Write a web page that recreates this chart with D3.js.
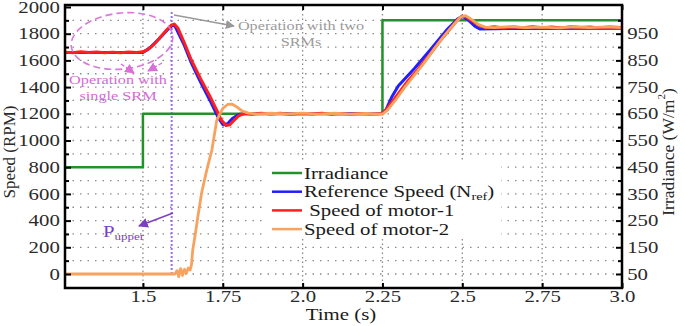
<!DOCTYPE html>
<html>
<head>
<meta charset="utf-8">
<script src="https://cdn.jsdelivr.net/npm/d3@7"></script>
<style>
  body { margin: 0; background: #fff; }
  text { font-family: "Liberation Serif", "Times New Roman", serif; }
</style>
</head>
<body>
<div id="chart"></div>
<script>
// tick labels
const timeTicks = [1.5, 1.75, 2.0, 2.25, 2.5, 2.75, 3.0];
const timeTickLabels = ["1.5", "1.75", "2.0", "2.25", "2.5", "2.75", "3.0"];
const speedTicks = [0, 200, 400, 600, 800, 1000, 1200, 1400, 1600, 1800, 2000];
const irrTicks = [50, 150, 250, 350, 450, 550, 650, 750, 850, 950];

// Irradiance (right axis, W/m2)
const irrT = [1.256, 1.5, 1.5, 2.25, 2.25, 3.0];
const irrV = [450, 450, 650, 650, 1000, 1000];

// Reference speed (RPM)
const refT = [1.256, 1.5, 1.52, 1.55, 1.575, 1.592, 1.6, 1.63, 1.65, 1.68, 1.71, 1.735, 1.75, 1.765, 1.78, 1.8, 1.82, 2.25,
  2.262, 2.28, 2.3, 2.35, 2.4, 2.45, 2.485, 2.5, 2.52, 2.54, 2.555, 2.6, 3.0];
const refV = [1660, 1660, 1690, 1760, 1825, 1862, 1858, 1710, 1590, 1440, 1300, 1175, 1120, 1125, 1165, 1195, 1200, 1200,
  1235, 1330, 1410, 1540, 1680, 1825, 1910, 1930, 1900, 1855, 1835, 1838, 1840];

// Speed of motor-1 (RPM)
const m1T = [1.256, 1.28, 1.305, 1.33, 1.355, 1.38, 1.405, 1.43, 1.455, 1.48, 1.5, 1.515, 1.535, 1.555, 1.575, 1.59, 1.598,
  1.61, 1.63, 1.65, 1.68, 1.71, 1.73, 1.745, 1.76, 1.772, 1.785, 1.8, 1.815, 1.84, 1.87, 1.9, 1.93, 1.96, 2.0, 2.03, 2.06,
  2.09, 2.12, 2.15, 2.18, 2.21, 2.24, 2.255, 2.28, 2.3, 2.33, 2.36, 2.4, 2.43, 2.46, 2.485, 2.5, 2.515, 2.535, 2.555, 2.575,
  2.6, 2.63, 2.66, 2.69, 2.72, 2.75, 2.78, 2.81, 2.84, 2.87, 2.9, 2.93, 2.96, 3.0];
const m1V = [1662, 1657, 1664, 1659, 1663, 1658, 1662, 1657, 1663, 1660, 1664, 1680, 1720, 1775, 1830, 1866, 1872,
  1840, 1730, 1612, 1465, 1330, 1232, 1155, 1112, 1118, 1150, 1185, 1203, 1196, 1205, 1198, 1204, 1197, 1203, 1198, 1205,
  1197, 1202, 1196, 1203, 1198, 1201, 1210, 1290, 1352, 1448, 1530, 1650, 1745, 1832, 1905, 1932, 1922, 1890, 1858, 1845,
  1852, 1843, 1851, 1845, 1853, 1844, 1850, 1842, 1852, 1846, 1851, 1843, 1850, 1847];

// Speed of motor-2 (RPM)
const m2T = [1.256, 1.6, 1.607, 1.612, 1.618, 1.624, 1.63, 1.636, 1.642, 1.648, 1.652, 1.656, 1.664, 1.672, 1.684, 1.7,
  1.716, 1.731, 1.75, 1.765, 1.78, 1.795, 1.81, 1.83, 1.86, 1.9, 1.95, 2.0, 2.05, 2.1, 2.15, 2.2, 2.25, 2.265, 2.29, 2.32,
  2.35, 2.38, 2.41, 2.44, 2.47, 2.495, 2.51, 2.53, 2.55, 2.57, 2.6, 2.65, 2.7, 2.75, 2.8, 2.85, 2.9, 2.95, 3.0];
const m2V = [0, 0, 25, -20, 40, -10, 35, 5, 45, 30, 70, 180, 300, 430, 610, 780,
  930, 1150, 1240, 1270, 1272, 1250, 1222, 1205, 1198, 1204, 1199, 1205, 1198, 1204, 1197, 1203, 1198, 1225, 1300, 1400,
  1490, 1580, 1680, 1775, 1860, 1925, 1935, 1905, 1870, 1850, 1846, 1853, 1845, 1850, 1844, 1852, 1846, 1851, 1845];

const legendNames = ["Irradiance", "Reference Speed (N", " Speed of motor-1", "Speed of motor-2"];
const colors = ["#23922a", "#1f1fff", "#ff1f1f", "#f7a25e"];

const margin = { top: 5, right: 63, bottom: 38, left: 65 },
      width = 685 - margin.left - margin.right,
      height = 326 - margin.top - margin.bottom;
const SX = "scale(1.3,1)"; // the picture's text is wide

const svgRoot = d3.select("#chart").append("svg")
    .attr("width", 685).attr("height", 326);
const svg = svgRoot.append("g")
    .attr("transform", `translate(${margin.left},${margin.top})`);

const defs = svgRoot.append("defs");
function marker(id, color) {
  defs.append("marker").attr("id", id)
      .attr("viewBox", "0 0 10 10").attr("refX", 9).attr("refY", 5)
      .attr("markerWidth", 7).attr("markerHeight", 7).attr("orient", "auto")
      .append("path").attr("d", "M0,0L10,5L0,10Z").attr("fill", color);
}
marker("arGrey", "#999");
marker("arPink", "#d870d8");
marker("arPurple", "#7b3fc0");

const x = d3.scaleLinear().domain([1.256, 3.0]).range([0, width]);
const y = d3.scaleLinear().domain([-105, 2015]).range([height, 0]);
const yR = d3.scaleLinear().domain([-2.5, 1057.5]).range([height, 0]);

// grid
svg.append("g").selectAll("line")
    .data(d3.range(0, 2000, 100))
    .enter().append("line")
    .attr("x1", 0).attr("x2", width)
    .attr("y1", d => y(d)).attr("y2", d => y(d))
    .attr("stroke", "#8a8a8a").attr("stroke-width", 1.3).attr("stroke-dasharray", "1.5,6");
svg.append("g").selectAll("line")
    .data(timeTicks.slice(0, -1))
    .enter().append("line")
    .attr("x1", d => x(d)).attr("x2", d => x(d))
    .attr("y1", 0).attr("y2", height)
    .attr("stroke", "#8a8a8a").attr("stroke-width", 1.3).attr("stroke-dasharray", "1.5,3");

// purple P_upper marker line
svg.append("line")
    .attr("x1", x(1.59)).attr("x2", x(1.59))
    .attr("y1", 7).attr("y2", y(0))
    .attr("stroke", "#a070e0").attr("stroke-width", 2).attr("stroke-dasharray", "2,2");

// curves
const line = d3.line().x(d => x(d[0])).y(d => d[1]);
const series = [
  d3.zip(irrT, irrV.map(v => yR(v))),
  d3.zip(refT, refV.map(v => y(v))),
  d3.zip(m1T, m1V.map(v => y(v))),
  d3.zip(m2T, m2V.map(v => y(v)))
];
const widths = [2.5, 3, 3, 2.8];
series.forEach((pts, i) => {
  svg.append("path")
      .attr("d", line(pts))
      .attr("fill", "none")
      .attr("stroke", colors[i])
      .attr("stroke-width", widths[i])
      .attr("stroke-linejoin", "round");
});

// frame
svg.append("rect")
    .attr("width", width).attr("height", height)
    .attr("fill", "none").attr("stroke", "#000").attr("stroke-width", 2.5);

function styleAxis(g) {
  g.select(".domain").remove();
  g.selectAll(".tick line").attr("stroke", "#000").attr("stroke-width", 2);
  g.selectAll("text").attr("fill", "#2a2a2a").attr("transform", SX);
  g.attr("font-size", 16).attr("font-family", '"Liberation Serif", serif');
}

// left axis
svg.append("g")
    .call(d3.axisLeft(y).tickValues(speedTicks).tickFormat(d3.format("d"))
          .tickSizeInner(-6).tickSizeOuter(0).tickPadding(4))
    .call(styleAxis);
svg.append("g")
    .call(d3.axisLeft(y).tickValues(d3.range(100, 2000, 200)).tickSize(-4).tickFormat(""))
    .call(styleAxis);

// right axis
svg.append("g")
    .attr("transform", `translate(${width},0)`)
    .call(d3.axisRight(yR).tickValues(irrTicks).tickFormat(d3.format("d"))
          .tickSizeInner(-6).tickSizeOuter(0).tickPadding(4))
    .call(styleAxis)
    .selectAll("text").attr("text-anchor", "start");
svg.append("g")
    .attr("transform", `translate(${width},0)`)
    .call(d3.axisRight(yR).tickValues(d3.range(100, 1051, 100)).tickSize(-4).tickFormat(""))
    .call(styleAxis);

// bottom / top axis
svg.append("g")
    .attr("transform", `translate(0,${height})`)
    .call(d3.axisBottom(x).tickValues(timeTicks).tickFormat((d, i) => timeTickLabels[i])
          .tickSizeInner(-5).tickSizeOuter(0).tickPadding(3))
    .call(styleAxis);
svg.append("g")
    .call(d3.axisTop(x).tickValues(timeTicks).tickSizeInner(-5).tickSizeOuter(0).tickFormat(""))
    .call(styleAxis);

// axis titles
svgRoot.append("text")
    .attr("transform", "translate(9,152) rotate(-90)")
    .attr("text-anchor", "middle").attr("dominant-baseline", "central")
    .attr("font-size", 17).attr("fill", "#2a2a2a")
    .text("Speed (RPM)");
const irrTitle = svgRoot.append("text")
    .attr("transform", "translate(668,152) rotate(-90)")
    .attr("text-anchor", "middle").attr("dominant-baseline", "central")
    .attr("font-size", 17.5).attr("fill", "#2a2a2a");
irrTitle.append("tspan").text("Irradiance (W/m");
irrTitle.append("tspan").attr("font-size", 11).attr("dy", -7).text("2");
irrTitle.append("tspan").attr("dy", 7).text(")");
svgRoot.append("text")
    .attr("transform", `translate(341,320) ${SX}`)
    .attr("text-anchor", "middle").attr("font-size", 16).attr("fill", "#1a1a1a")
    .text("Time (s)");

// legend
const legend = svgRoot.append("g");
legend.append("rect")
    .attr("x", 265).attr("y", 162).attr("width", 236).attr("height", 76)
    .attr("fill", "#fff");
legendNames.forEach((name, i) => {
  const row = legend.append("g").attr("transform", `translate(0,${173 + i * 18.7})`);
  row.append("line")
      .attr("x1", 272).attr("x2", 302)
      .attr("stroke", colors[i]).attr("stroke-width", 2.5);
  const t = row.append("text")
      .attr("transform", `translate(304,5.5) ${SX}`)
      .attr("font-size", 16).attr("fill", "#1a1a1a")
      .attr("xml:space", "preserve")
      .text(name);
  if (i === 1) {
    t.append("tspan").attr("font-size", 11).attr("dy", 3).text("ref");
    t.append("tspan").attr("dy", -3).text(")");
  }
});

// annotation: operation with single SRM (pink)
svgRoot.append("ellipse")
    .attr("cx", 122).attr("cy", 41).attr("rx", 51).attr("ry", 28)
    .attr("transform", "rotate(-6,122,41)")
    .attr("fill", "none").attr("stroke", "#dc78dc").attr("stroke-width", 1.6)
    .attr("stroke-dasharray", "7,4");
svgRoot.append("line")
    .attr("x1", 121).attr("y1", 64).attr("x2", 134).attr("y2", 73)
    .attr("stroke", "#d870d8").attr("stroke-width", 1.4).attr("stroke-dasharray", "4,2")
    .attr("marker-end", "url(#arPink)");
svgRoot.append("line")
    .attr("x1", 162).attr("y1", 63).attr("x2", 148).attr("y2", 71)
    .attr("stroke", "#d870d8").attr("stroke-width", 1.4).attr("stroke-dasharray", "4,2")
    .attr("marker-end", "url(#arPink)");
["Operation with", "single SRM"].forEach((s, i) => {
  svgRoot.append("text")
      .attr("transform", `translate(118,${84 + i * 16}) ${SX}`)
      .attr("text-anchor", "middle").attr("font-size", 12.5).attr("fill", "#d46ad4")
      .text(s);
});

// annotation: operation with two SRMs (grey)
svgRoot.append("line")
    .attr("x1", 174).attr("y1", 15).attr("x2", 234).attr("y2", 26)
    .attr("stroke", "#999").attr("stroke-width", 1.3)
    .attr("marker-end", "url(#arGrey)");
["Operation with two", "SRMs"].forEach((s, i) => {
  svgRoot.append("text")
      .attr("transform", `translate(301,${30 + i * 16}) ${SX}`)
      .attr("text-anchor", "middle").attr("font-size", 12.5).attr("fill", "#9a9a9a")
      .text(s);
});

// annotation: P_upper (purple)
svgRoot.append("line")
    .attr("x1", 173).attr("y1", 213).attr("x2", 139).attr("y2", 226)
    .attr("stroke", "#7b3fc0").attr("stroke-width", 1.4)
    .attr("marker-end", "url(#arPurple)");
const pu = svgRoot.append("text")
    .attr("transform", `translate(103,237) ${SX}`)
    .attr("font-size", 16).attr("fill", "#7b3fc0");
pu.append("tspan").text("P");
pu.append("tspan").attr("font-size", 10).attr("dy", 3).text("upper");
</script>
</body>
</html>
-=-=-
What is needed
Starting at the top of the listing above, reproduce each line up to and including the one with "1835, 1838, 1840];"; omit the pictures.

Result of the exercise
Write a web page that recreates this chart with D3.js.
<!DOCTYPE html>
<html>
<head>
<meta charset="utf-8">
<script src="https://cdn.jsdelivr.net/npm/d3@7"></script>
<style>
  body { margin: 0; background: #fff; }
  text { font-family: "Liberation Serif", "Times New Roman", serif; }
</style>
</head>
<body>
<div id="chart"></div>
<script>
// tick labels
const timeTicks = [1.5, 1.75, 2.0, 2.25, 2.5, 2.75, 3.0];
const timeTickLabels = ["1.5", "1.75", "2.0", "2.25", "2.5", "2.75", "3.0"];
const speedTicks = [0, 200, 400, 600, 800, 1000, 1200, 1400, 1600, 1800, 2000];
const irrTicks = [50, 150, 250, 350, 450, 550, 650, 750, 850, 950];

// Irradiance (right axis, W/m2)
const irrT = [1.256, 1.5, 1.5, 2.25, 2.25, 3.0];
const irrV = [450, 450, 650, 650, 1000, 1000];

// Reference speed (RPM)
const refT = [1.256, 1.5, 1.52, 1.55, 1.575, 1.592, 1.6, 1.63, 1.65, 1.68, 1.71, 1.735, 1.75, 1.765, 1.78, 1.8, 1.82, 2.25,
  2.262, 2.28, 2.3, 2.35, 2.4, 2.45, 2.485, 2.5, 2.52, 2.54, 2.555, 2.6, 3.0];
const refV = [1660, 1660, 1690, 1760, 1825, 1862, 1858, 1710, 1590, 1440, 1300, 1175, 1120, 1125, 1165, 1195, 1200, 1200,
  1235, 1330, 1410, 1540, 1680, 1825, 1910, 1930, 1900, 1855, 1835, 1838, 1840];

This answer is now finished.